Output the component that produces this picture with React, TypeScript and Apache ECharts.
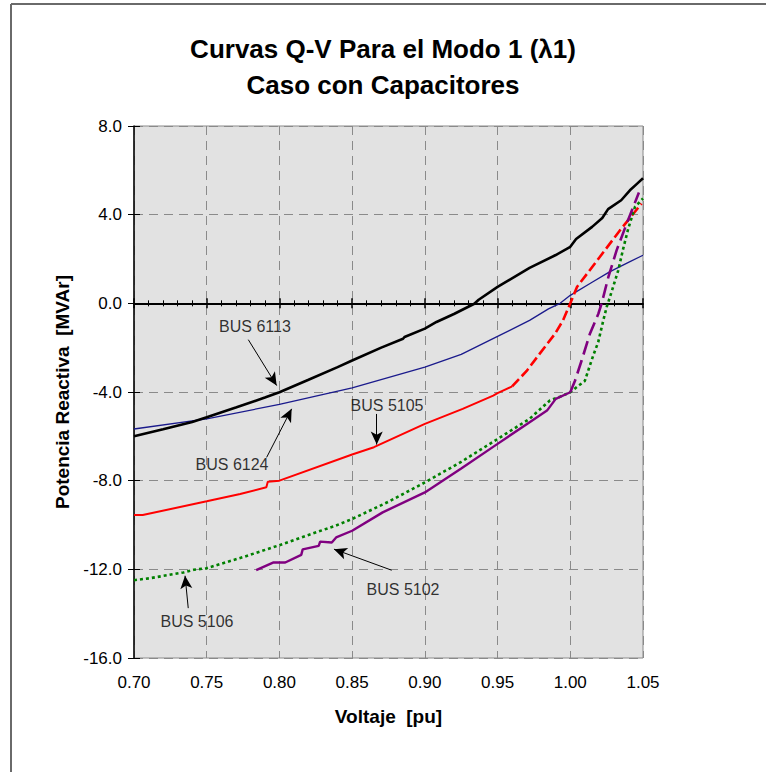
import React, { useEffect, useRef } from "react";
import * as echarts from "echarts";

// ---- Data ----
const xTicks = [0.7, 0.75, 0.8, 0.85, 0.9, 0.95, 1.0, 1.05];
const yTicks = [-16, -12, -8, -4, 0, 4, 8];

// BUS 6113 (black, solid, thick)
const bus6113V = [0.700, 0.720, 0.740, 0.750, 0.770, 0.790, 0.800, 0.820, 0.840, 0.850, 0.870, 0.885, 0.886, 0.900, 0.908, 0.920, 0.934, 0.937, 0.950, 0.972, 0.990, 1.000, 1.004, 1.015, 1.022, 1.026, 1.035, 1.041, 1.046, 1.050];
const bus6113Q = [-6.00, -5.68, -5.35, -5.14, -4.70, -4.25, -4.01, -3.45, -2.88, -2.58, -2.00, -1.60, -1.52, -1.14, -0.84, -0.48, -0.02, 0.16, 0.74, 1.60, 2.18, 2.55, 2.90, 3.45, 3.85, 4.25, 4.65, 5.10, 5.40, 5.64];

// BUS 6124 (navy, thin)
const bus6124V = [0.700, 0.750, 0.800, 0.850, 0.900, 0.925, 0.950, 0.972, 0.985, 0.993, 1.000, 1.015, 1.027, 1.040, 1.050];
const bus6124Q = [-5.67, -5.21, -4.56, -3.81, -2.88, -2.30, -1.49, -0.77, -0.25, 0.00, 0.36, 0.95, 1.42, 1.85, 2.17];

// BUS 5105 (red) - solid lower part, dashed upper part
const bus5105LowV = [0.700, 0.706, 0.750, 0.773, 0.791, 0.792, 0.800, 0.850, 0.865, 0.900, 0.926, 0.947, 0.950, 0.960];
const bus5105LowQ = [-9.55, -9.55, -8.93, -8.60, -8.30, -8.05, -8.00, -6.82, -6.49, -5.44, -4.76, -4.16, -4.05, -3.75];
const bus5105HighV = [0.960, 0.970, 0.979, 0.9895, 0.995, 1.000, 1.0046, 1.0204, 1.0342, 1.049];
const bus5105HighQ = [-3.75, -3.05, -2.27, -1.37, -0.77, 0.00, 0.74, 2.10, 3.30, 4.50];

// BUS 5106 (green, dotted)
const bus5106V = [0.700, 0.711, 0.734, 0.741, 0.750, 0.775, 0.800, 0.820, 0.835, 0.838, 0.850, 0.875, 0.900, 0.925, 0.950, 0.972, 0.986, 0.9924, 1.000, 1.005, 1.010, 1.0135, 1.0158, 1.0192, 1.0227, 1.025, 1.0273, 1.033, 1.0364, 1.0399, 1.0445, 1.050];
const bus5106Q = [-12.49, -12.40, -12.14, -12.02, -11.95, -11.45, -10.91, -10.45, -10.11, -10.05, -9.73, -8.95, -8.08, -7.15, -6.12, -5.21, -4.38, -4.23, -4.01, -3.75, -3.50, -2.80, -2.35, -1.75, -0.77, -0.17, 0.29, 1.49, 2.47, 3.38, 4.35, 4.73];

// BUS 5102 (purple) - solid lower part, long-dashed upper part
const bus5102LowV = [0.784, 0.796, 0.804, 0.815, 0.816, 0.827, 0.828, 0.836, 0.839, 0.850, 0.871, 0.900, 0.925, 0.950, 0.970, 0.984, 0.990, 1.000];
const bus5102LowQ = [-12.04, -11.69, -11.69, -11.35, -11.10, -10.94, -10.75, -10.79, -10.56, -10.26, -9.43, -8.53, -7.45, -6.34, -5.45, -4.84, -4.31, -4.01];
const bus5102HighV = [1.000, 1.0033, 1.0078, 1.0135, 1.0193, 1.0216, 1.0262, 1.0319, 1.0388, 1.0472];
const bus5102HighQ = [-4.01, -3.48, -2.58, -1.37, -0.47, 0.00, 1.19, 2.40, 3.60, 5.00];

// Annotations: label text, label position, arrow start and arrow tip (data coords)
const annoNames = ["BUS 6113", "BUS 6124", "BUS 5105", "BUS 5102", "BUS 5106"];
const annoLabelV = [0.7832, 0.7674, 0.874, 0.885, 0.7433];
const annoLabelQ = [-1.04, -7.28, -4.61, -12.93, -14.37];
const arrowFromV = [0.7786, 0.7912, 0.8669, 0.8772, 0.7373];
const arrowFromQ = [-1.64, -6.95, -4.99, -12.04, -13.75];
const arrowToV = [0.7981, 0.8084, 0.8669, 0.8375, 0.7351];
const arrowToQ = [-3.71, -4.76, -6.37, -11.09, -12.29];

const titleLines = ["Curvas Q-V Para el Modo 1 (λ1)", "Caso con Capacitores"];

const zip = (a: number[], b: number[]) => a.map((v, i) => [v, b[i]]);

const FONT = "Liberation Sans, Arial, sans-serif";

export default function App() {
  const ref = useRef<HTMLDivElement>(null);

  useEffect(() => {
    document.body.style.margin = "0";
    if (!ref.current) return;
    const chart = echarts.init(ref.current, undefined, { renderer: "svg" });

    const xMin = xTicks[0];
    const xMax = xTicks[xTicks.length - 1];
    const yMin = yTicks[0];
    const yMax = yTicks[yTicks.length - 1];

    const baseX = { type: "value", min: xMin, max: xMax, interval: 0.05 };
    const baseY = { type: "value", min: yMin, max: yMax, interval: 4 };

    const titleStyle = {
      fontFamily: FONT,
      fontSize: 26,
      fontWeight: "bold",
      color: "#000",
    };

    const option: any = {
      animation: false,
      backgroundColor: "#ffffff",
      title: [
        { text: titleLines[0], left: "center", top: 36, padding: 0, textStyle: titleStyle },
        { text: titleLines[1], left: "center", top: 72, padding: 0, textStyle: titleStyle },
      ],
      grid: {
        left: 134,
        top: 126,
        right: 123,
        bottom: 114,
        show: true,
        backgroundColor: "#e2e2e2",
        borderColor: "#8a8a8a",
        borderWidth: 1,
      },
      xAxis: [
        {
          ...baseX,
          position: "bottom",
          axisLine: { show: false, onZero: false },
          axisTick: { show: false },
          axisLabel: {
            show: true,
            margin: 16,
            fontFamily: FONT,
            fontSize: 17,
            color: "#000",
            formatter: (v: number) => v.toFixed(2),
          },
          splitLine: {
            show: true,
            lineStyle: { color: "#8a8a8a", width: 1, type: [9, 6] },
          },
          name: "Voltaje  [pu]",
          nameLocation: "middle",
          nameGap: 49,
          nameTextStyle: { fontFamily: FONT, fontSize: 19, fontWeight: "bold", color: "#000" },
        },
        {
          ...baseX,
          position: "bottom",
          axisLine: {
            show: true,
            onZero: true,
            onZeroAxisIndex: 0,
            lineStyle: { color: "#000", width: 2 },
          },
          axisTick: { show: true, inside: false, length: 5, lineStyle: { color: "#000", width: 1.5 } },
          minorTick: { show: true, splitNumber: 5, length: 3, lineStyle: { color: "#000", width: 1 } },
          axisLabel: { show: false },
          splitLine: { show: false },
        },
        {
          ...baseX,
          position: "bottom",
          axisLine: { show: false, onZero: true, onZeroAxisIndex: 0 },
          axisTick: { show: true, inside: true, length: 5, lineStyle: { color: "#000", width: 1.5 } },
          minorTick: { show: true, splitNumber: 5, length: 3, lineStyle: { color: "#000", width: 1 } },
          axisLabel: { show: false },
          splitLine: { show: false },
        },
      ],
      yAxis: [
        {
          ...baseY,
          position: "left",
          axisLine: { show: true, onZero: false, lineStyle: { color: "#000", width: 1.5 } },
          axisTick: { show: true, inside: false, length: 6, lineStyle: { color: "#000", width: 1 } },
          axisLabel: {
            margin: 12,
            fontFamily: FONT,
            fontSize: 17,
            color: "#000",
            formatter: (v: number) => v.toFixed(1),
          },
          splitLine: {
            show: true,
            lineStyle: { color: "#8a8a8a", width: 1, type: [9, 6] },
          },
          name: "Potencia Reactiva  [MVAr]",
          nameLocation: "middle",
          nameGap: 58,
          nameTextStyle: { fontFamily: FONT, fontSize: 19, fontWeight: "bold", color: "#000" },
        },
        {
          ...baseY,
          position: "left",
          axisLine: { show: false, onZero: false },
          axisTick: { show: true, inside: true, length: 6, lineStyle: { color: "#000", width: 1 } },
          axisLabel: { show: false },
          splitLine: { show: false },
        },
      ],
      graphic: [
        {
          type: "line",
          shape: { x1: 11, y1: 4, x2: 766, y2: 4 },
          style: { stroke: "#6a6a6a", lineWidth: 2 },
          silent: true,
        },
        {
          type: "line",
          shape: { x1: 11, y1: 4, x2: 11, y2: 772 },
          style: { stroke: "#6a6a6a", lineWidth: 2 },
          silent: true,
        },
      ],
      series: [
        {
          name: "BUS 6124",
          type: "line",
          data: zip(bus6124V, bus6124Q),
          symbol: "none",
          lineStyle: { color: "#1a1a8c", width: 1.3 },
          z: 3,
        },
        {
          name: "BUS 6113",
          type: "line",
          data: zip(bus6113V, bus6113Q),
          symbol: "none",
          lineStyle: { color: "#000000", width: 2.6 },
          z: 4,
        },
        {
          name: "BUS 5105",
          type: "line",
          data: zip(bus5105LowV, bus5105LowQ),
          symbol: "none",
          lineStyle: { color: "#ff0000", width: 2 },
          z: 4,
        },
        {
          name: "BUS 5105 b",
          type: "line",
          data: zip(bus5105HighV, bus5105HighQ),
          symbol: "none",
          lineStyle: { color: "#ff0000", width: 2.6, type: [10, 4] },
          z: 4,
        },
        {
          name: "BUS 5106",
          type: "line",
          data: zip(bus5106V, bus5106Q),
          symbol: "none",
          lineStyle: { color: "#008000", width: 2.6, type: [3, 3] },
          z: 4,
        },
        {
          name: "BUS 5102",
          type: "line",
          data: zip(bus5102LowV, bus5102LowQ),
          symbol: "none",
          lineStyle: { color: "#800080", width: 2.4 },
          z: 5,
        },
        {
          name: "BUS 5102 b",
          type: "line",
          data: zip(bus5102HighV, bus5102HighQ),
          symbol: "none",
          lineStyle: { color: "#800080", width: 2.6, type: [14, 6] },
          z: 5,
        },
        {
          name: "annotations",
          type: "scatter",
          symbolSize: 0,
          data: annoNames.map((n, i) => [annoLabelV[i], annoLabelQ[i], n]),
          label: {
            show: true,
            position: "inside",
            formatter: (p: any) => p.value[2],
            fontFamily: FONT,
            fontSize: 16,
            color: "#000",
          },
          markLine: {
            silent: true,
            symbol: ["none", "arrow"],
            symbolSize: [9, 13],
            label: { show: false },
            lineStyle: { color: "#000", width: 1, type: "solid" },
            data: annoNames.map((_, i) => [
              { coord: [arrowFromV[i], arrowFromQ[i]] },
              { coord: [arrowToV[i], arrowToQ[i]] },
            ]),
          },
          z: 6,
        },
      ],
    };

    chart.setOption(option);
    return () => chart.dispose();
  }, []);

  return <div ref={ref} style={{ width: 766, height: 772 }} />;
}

### To do:
Skip the pictures, please, and transcribe only the lines from the beginning of the material through the one that contains "import * as".

### Task output:
Output the component that produces this picture with React, TypeScript and Apache ECharts.
import React, { useEffect, useRef } from "react";
import * as echarts from "echarts";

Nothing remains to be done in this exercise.